Record dry conditions continue

As this picture shows, November isn't too late to worry about fires in the normally wet Naselle area. This fire, between the Bighill Road and the upper Naselle River, flared up after abnormally dry conditions continued through October into November. A brisk east wind and dry conditions may have helped to re-ignite a smoldering slash burn which hadn't shown any signs of life for over a month. However, DNR officials have still not determined the exact cause. Local volunteer fire departments responded to the flames last Friday until the Department of Natural Resources moved in equipment and crews from the Naselle Youth Camp to control the fire over the weekend. The fire got into some standing timber before it was controlled.

NASELLE - Just about all the questions about an extended dry period, if not an outright drought, were removed when the expected October rains failed to materialize in the Northwest. The 1.41 inches of precipitation measured at the Naselle Hatchery during October came in as the second driest October in the last 24 years, topped only by the 0.56 of an inch in October 1987. The 24-year October average is 9.90 inches.

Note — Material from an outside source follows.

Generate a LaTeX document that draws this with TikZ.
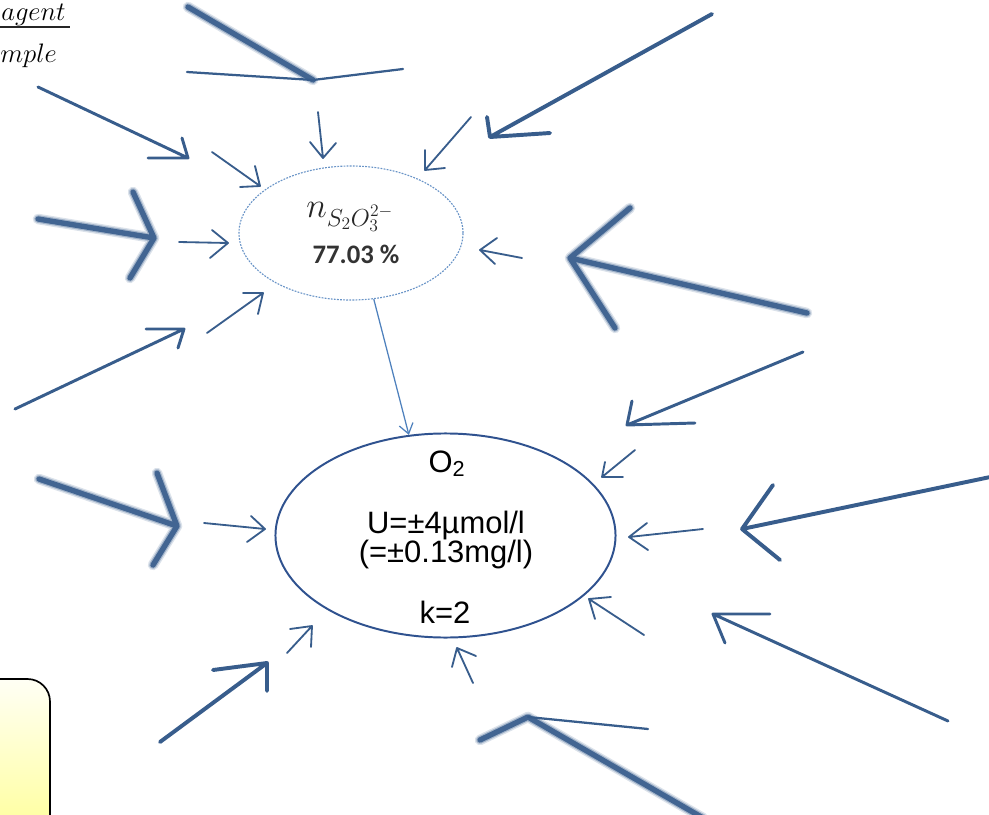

This year's four month total rainfall from July through October did, however, set a record for dryness with only 3.71 inches during that span of time. Prior to this year's record setter, the July to October record was 4.57 inches in 1987. The ten month rainfall total for the year is 67.44 inches, well behind the 10 month average of 80.32 inches.

If it wouldn't have been for a one day soaking early in the month, this October would have been the driest October on record. The 0.76 of an inch of rain on Oct. 2 and 10 other days of mist and drizzle were enough to register in the rain gauges but were not enough to do much for the fire danger, the low rivers, and the area's straining water systems.

In addition, streams at a near record low level all over the Northwest, and continued water restrictions by water systems like the Naselle Water Company are evidence of the continuing problem.

The dryness was exacerbated by the abnormally cold weather accompanied by strong east winds, especially late in the month. There were seven nights below freezing with lows of 23 F and 21 F on the last two nights of the month. On those same two nights, the newly installed weather station at the Naselle Schools recorded temperatures of 22 and 19 degrees respectively.

On the other end of the thermometer, a high of 84 F. was recorded on the 17th, following 83 F. a day earlier. There were also four days with highs in the 70s. All in all, it was a very nice fall month - if one can forget about the lack of rainfall.

Can that deficit be made up? Likely, especially if November and December follow the pattern of three of the last four years when 49 to 60 inches of rain were recorded locally during those two months.

However, the dryness could continue as it did during 2000 when only 16.51 inches fell during the last two months of that year. If the predictions of another El Nino year are accurate, 2002 could become one of the driest years in the last two (plus) decades.